The Circle is reminiscent of Dariush Mehrjui's Leila (1998), but while Mehrjui--director of the Iranian classic The Cow--follows one woman confronting divorce because of her alleged infertility, Panahi tells the stories of seven women. All of them have been in prison for crimes the filmmaker refuses to name. Clearly, he considers those crimes insignificant in comparison to the crimes committed against the women, nearly all of whom have been rejected by their families. Only Nargess, a girl of 18--her name means "flower" in Farsi--still believes her hometown will welcome her back. Her companion, Arezou, risks everything to send her there. A friend, Pari, pregnant and recently escaped from prison, must flee her home after she is threatened by her brother. She looks to the motherly Monir, a fellow inmate who returned from prison to find that her husband had taken another wife. Monir sends Pari to Elham, a nurse and former prisoner.
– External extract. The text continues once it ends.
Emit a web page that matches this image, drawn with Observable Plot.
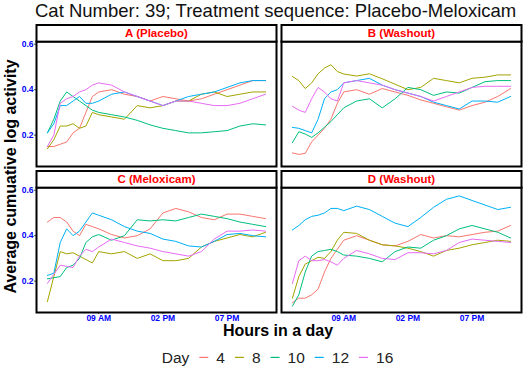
<!DOCTYPE html>
<html><head><meta charset="utf-8">
<script src="https://cdn.jsdelivr.net/npm/d3@7"></script>
<script src="https://cdn.jsdelivr.net/npm/@observablehq/plot@0.6"></script>
<style>
body{margin:0;background:#fff;}
#wrap{position:relative;width:526px;height:372px;overflow:hidden;background:#fff;font-family:"Liberation Sans",Arial,sans-serif;}
#plot{position:absolute;left:0;top:22px;}
#overlay{position:absolute;left:0;top:0;pointer-events:none;}
</style></head><body><div id="wrap"><div id="plot"></div></div>
<script>
// ---- data ----
const hours = [5,5.5,6,6.5,7,7.5,8,8.5,9,10,11,12,13,14,15,16,17,18,19,20,21,22];
const days = ["4","8","10","12","16"];
const dayColors = ["#F8766D","#A3A500","#00BF7D","#00B0F6","#E76BF3"];
const panels = ["A (Placebo)","B (Washout)","C (Meloxicam)","D (Washout)"];
const panelCol = ["left","right","left","right"];
const panelRow = ["top","top","bottom","bottom"];
const xTicks = [9,14,19];
const xTickLabels = ["09 AM","02 PM","07 PM"];
const yTicks = [0.2,0.4,0.6];
const titleText = "Cat Number: 39; Treatment sequence: Placebo-Meloxicam";
const xLabel = "Hours in a day";
const yLabel = "Average cumuative log activity";
const legendTitle = "Day";

// Panel A (Placebo)
const a4  = [0.15,0.15,0.16,0.17,0.21,0.23,0.30,0.37,0.39,0.40,0.38,0.37,0.35,0.37,0.36,0.35,0.36,0.38,0.40,0.42,0.44,0.44];
const a8  = [0.14,0.18,0.24,0.24,0.25,0.23,0.24,0.30,0.29,0.28,0.27,0.33,0.32,0.33,0.35,0.35,0.38,0.39,0.37,0.38,0.39,0.39];
const a10 = [0.21,0.27,0.35,0.39,0.37,0.35,0.33,0.31,0.30,0.29,0.28,0.265,0.245,0.23,0.22,0.21,0.21,0.215,0.22,0.24,0.25,0.245];
const a12 = [0.21,0.25,0.33,0.33,0.35,0.37,0.34,0.34,0.35,0.38,0.39,0.37,0.35,0.33,0.35,0.37,0.38,0.39,0.41,0.43,0.44,0.44];
const a16 = [0.15,0.20,0.34,0.36,0.37,0.39,0.40,0.42,0.43,0.42,0.39,0.37,0.35,0.33,0.35,0.35,0.34,0.33,0.33,0.34,0.36,0.38];
// Panel B (Washout)
const b4  = [0.122,0.115,0.12,0.17,0.20,0.23,0.27,0.34,0.39,0.40,0.38,0.405,0.39,0.375,0.355,0.34,0.325,0.31,0.33,0.345,0.37,0.405];
const b8  = [0.458,0.44,0.405,0.43,0.47,0.495,0.51,0.48,0.469,0.46,0.47,0.448,0.424,0.40,0.41,0.45,0.44,0.43,0.45,0.455,0.465,0.465];
const b10 = [0.167,0.215,0.205,0.19,0.21,0.235,0.26,0.29,0.32,0.35,0.36,0.32,0.36,0.41,0.40,0.375,0.39,0.385,0.41,0.435,0.44,0.44];
const b12 = [0.234,0.23,0.22,0.21,0.27,0.36,0.39,0.40,0.43,0.44,0.45,0.42,0.40,0.385,0.37,0.345,0.33,0.315,0.35,0.35,0.345,0.37];
const b16 = [0.327,0.31,0.30,0.36,0.41,0.39,0.36,0.35,0.43,0.44,0.43,0.42,0.40,0.385,0.37,0.35,0.37,0.39,0.41,0.415,0.415,0.415];
// Panel C (Meloxicam)
const c4  = [0.46,0.48,0.48,0.46,0.42,0.40,0.45,0.44,0.43,0.405,0.39,0.40,0.43,0.50,0.52,0.505,0.48,0.47,0.495,0.495,0.485,0.475];
const c8  = [0.11,0.22,0.33,0.32,0.325,0.31,0.295,0.28,0.33,0.32,0.33,0.30,0.32,0.29,0.29,0.30,0.35,0.375,0.39,0.405,0.395,0.415];
const c10 = [0.21,0.215,0.22,0.26,0.27,0.30,0.37,0.395,0.405,0.38,0.40,0.47,0.465,0.47,0.465,0.48,0.495,0.485,0.475,0.46,0.45,0.44];
const c12 = [0.225,0.235,0.37,0.43,0.40,0.42,0.46,0.50,0.49,0.47,0.44,0.42,0.41,0.385,0.375,0.355,0.35,0.375,0.405,0.41,0.40,0.395];
const c16 = [0.19,0.23,0.27,0.265,0.26,0.31,0.34,0.33,0.35,0.385,0.37,0.355,0.345,0.33,0.32,0.31,0.33,0.385,0.42,0.42,0.425,0.42];
// Panel D (Washout)
const d4  = [0.105,0.125,0.125,0.14,0.165,0.24,0.30,0.34,0.38,0.40,0.38,0.36,0.355,0.375,0.405,0.39,0.40,0.395,0.405,0.415,0.42,0.445];
const d8  = [0.125,0.22,0.275,0.29,0.305,0.30,0.33,0.38,0.415,0.41,0.38,0.36,0.355,0.345,0.33,0.31,0.335,0.345,0.36,0.37,0.38,0.375];
const d10 = [0.09,0.14,0.24,0.31,0.33,0.335,0.34,0.33,0.315,0.31,0.30,0.285,0.33,0.35,0.345,0.38,0.40,0.43,0.445,0.43,0.415,0.39];
const d12 = [0.425,0.445,0.47,0.485,0.49,0.50,0.52,0.52,0.51,0.53,0.515,0.485,0.455,0.44,0.48,0.525,0.56,0.575,0.555,0.535,0.515,0.525];
const d16 = [0.19,0.29,0.31,0.29,0.29,0.295,0.285,0.27,0.30,0.335,0.32,0.30,0.295,0.325,0.325,0.32,0.335,0.37,0.385,0.38,0.375,0.37];

const seriesByPanel = [[a4,a8,a10,a12,a16],[b4,b8,b10,b12,b16],[c4,c8,c10,c12,c16],[d4,d8,d10,d12,d16]];

// ---- build table ----
const rows = [];
panels.forEach((p, i) => seriesByPanel[i].forEach((vals, j) => vals.forEach((v, k) =>
  rows.push({panel: p, col: panelCol[i], row: panelRow[i], day: days[j], hour: hours[k], value: v}))));
const stripData = panels.map((label, i) => ({label, col: panelCol[i], row: panelRow[i]}));

const font = "Liberation Sans, Arial, Helvetica, sans-serif";
const H = 304, mTop = 19, mBottom = 14;
const fyPad = 0.1457;
const band = (H - mTop - mBottom) / (2 - fyPad) * (1 - fyPad);
const stripH = 16.5;

const chart = Plot.plot({
  width: 526, height: H,
  marginLeft: 35.5, marginRight: 4.5, marginTop: mTop, marginBottom: mBottom,
  style: {background: "transparent", fontFamily: font},
  fx: {domain: ["left","right"], padding: 0.0204, axis: null, label: null},
  fy: {domain: ["top","bottom"], padding: fyPad, axis: null, label: null},
  x: {domain: [4.15, 22.85], label: null},
  y: {domain: [0.062, 0.612], label: null},
  color: {domain: days, range: dayColors},
  marks: [
    Plot.frame({fill: "white"}),
    Plot.line(rows, {fx: "col", fy: "row", x: "hour", y: "value", z: "day", stroke: "day", strokeWidth: 1}),
    Plot.axisX({ticks: xTicks, tickFormat: d => xTickLabels[xTicks.indexOf(d)], tickSize: 2, tickPadding: 0.8,
      fill: "blue", stroke: "#555", fontWeight: "bold", fontSize: 8.5, label: null}),
    Plot.axisY({ticks: yTicks, tickFormat: d => d.toFixed(1), tickSize: 2, tickPadding: 1,
      fill: "blue", stroke: "#555", fontWeight: "bold", fontSize: 8.5, label: null}),
    Plot.frame({stroke: "black", strokeWidth: 2}),
    Plot.frame({stroke: "black", strokeWidth: 2, fill: "white", insetBottom: band - stripH, dy: -stripH}),
    Plot.text(stripData, {fx: "col", fy: "row", text: "label", frameAnchor: "top", dy: -stripH / 2,
      lineAnchor: "middle", fill: "red", fontWeight: "bold", fontSize: 11.5})
  ]
});
document.getElementById("plot").appendChild(chart);

// ---- overlay texts: title, axis titles, legend ----
const ns = "http://www.w3.org/2000/svg";
const ov = document.createElementNS(ns, "svg");
ov.setAttribute("id", "overlay"); ov.setAttribute("width", 526); ov.setAttribute("height", 372);
ov.style.fontFamily = font;
document.getElementById("wrap").appendChild(ov);
function txt(s, attrs) {
  const t = document.createElementNS(ns, "text");
  for (const k in attrs) t.setAttribute(k, attrs[k]);
  t.textContent = s; ov.appendChild(t); return t;
}
txt(titleText, {x: 35, y: 17.3, "font-size": 18.5, fill: "#111"});
txt(xLabel, {x: 278, y: 336, "font-size": 16, "font-weight": "bold", "text-anchor": "middle", fill: "#000"});
txt(yLabel, {transform: "translate(15.5,176.5) rotate(-90)", "font-size": 16, "font-weight": "bold", "text-anchor": "middle", fill: "#000"});

// legend
const g = document.createElementNS(ns, "g"); ov.appendChild(g);
const base = 363, fs = 15.5;
let x = 0;
const items = [];
const tTitle = txt(legendTitle, {x: 0, y: base, "font-size": fs, fill: "#222"}); g.appendChild(tTitle);
x += tTitle.getComputedTextLength() + 10;
days.forEach((d, i) => {
  const ln = document.createElementNS(ns, "line");
  ln.setAttribute("x1", x); ln.setAttribute("x2", x + 9);
  ln.setAttribute("y1", base - 5.6); ln.setAttribute("y2", base - 5.6);
  ln.setAttribute("stroke", dayColors[i]); ln.setAttribute("stroke-width", 1.2);
  g.appendChild(ln);
  x += 9 + 8;
  const t = txt(d, {x: x, y: base, "font-size": fs, fill: "#222"}); g.appendChild(t);
  x += t.getComputedTextLength() + (i < days.length - 1 ? 10 : 0);
});
g.setAttribute("transform", `translate(${277.5 - x / 2},0)`);
</script></body></html>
On the streets, Pari finds Nayereh, a single mother who believes the only way to help her daughter is to abandon her--maybe then she'll be adopted by a woman with a husband. Finally, there's Mojgan, the only woman in the film who isn't fearful. She's a prostitute.

Panahi doesn't blame any one individual or institution for the women's predicaments. In fact, there is no mention of religion. Nevertheless, every frame is rife with images of confinement that point to the restrictions of a fundamentalist society. From the cries and the shuttered window in the opening scene, to the pervasive chadors, we are continually confronted with the women's physical discomfort. In their fear of harassment or discovery, or their inability to walk the streets freely, we become keenly aware of their limitations. Even Panahi's camera seems to entrap the characters--it is often in medium close-up or close-up, framing the women's troubled faces, for a minute or more. Sometimes, the camera stalks the characters in tight tracking shots when you expect it to be in long shot, so that when Nargess runs through the bus station, she doesn't seem to get anywhere.

There is no escape for these women. They traverse an endless, circular labyrinth. Their pathos is so palpable that by the end of the film, you are relieved to meet Mojgan. Her contempt for the man who denies he picked her up for sex, and for the police who arrest her, is like a tranquilizer for all the rage you feel. Panahi is letting you down softly, at least until he's ready to take you full circle, to a prison cell. There, you hear the guard calling the name of Solmaz.